Die EU-Kommission setzt auf den Abschreckungseffekt, der sich durch Idomeni aufgebaut hat. Selbst wenn der Türkei-Deal platzt, sollte der Flüchtlingsstrom nicht wieder zunehmen, schließlich sind Europas Grenzen hinter Griechenland dicht – so das Kalkül. Ob Flüchtlinge und Migranten aber wirklich darauf verzichten, nach Europa zu reisen, weil sie möglicherweise an einer Grenze gestoppt werden, ist fraglich. Wer erstmal in der EU ist, hofft weiterzukommen.

Gerald Knaus glaubt, dass sich die Flüchtlingskrise erst dann nachhaltig beruhigen wird, wenn die Europäer ein zentrales Versprechen einhalten und eine „neue Phase einleiten“. Im Türkei-Deal hatten die Europäer zugesichert, Flüchtlinge aus der Türkei direkt zu sich zu holen. Schon vor einem Jahr wurde das in Deutschland diskutiert. Wirtschaftsminister Sigmar Gabriel (SPD) hatte damals gesagt, Deutschland könne bis zu eine halbe Million Mensch ins Land holen. Danach wuchsen die Probleme und die Debatte über solche festen Kontingente verebbte.

Wie wirkt der Ausnahmezustand in der Türkei über die Grenzen hinaus?

Knaus hält Flüchtlingskontingente weiterhin für den richtigen Ansatz. „Das würde der Türkei zeigen, dass wir es ernst meinen. Die Europäer haben Kontingente versprochen, jetzt müssen sie liefern“, sagt der Politikberater. Deutschland könnte sich gezielt aussuchen, wen es aufnimmt und Familien wieder zusammenführen. Die illegale Migration würde durch eine legale ersetzt. Und nicht der, der es mit Glück nach Deutschland schafft, bekommt Asyl, sondern der, der sich bewirbt und nach nachvollziehbaren Kriterien ausgewählt wird.
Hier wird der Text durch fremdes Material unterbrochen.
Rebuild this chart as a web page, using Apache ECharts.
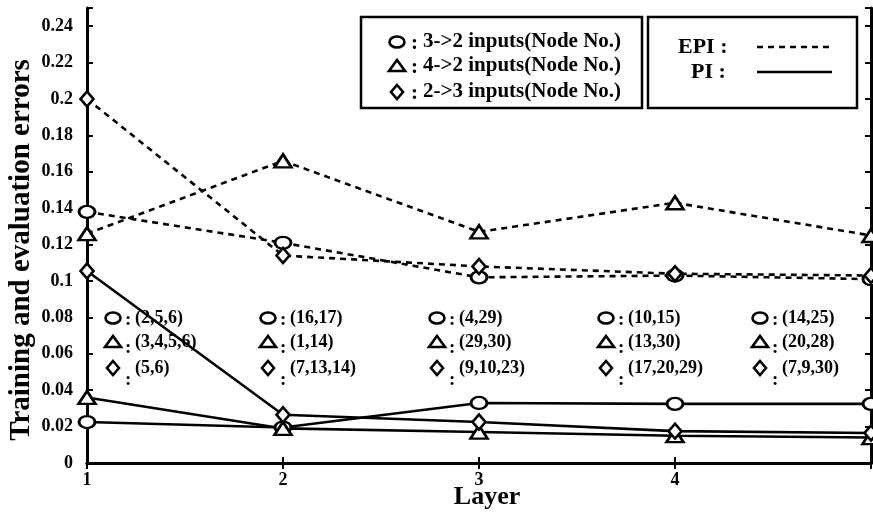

Doch dafür müsste Deutschland zunächst festlegen, wie viele Menschen es pro Jahr aufnehmen will und integrieren kann. Sind es Gabriels 500.000 oder doch eher Horst Seehofers 200.000, die die CSU als Obergrenze definiert hat? Oder ist es eine Zahl dazwischen? Wenn die Flüchtlingskrise nicht wieder außer Kontrolle geraten soll, müssen wir diese Debatte führen – jetzt.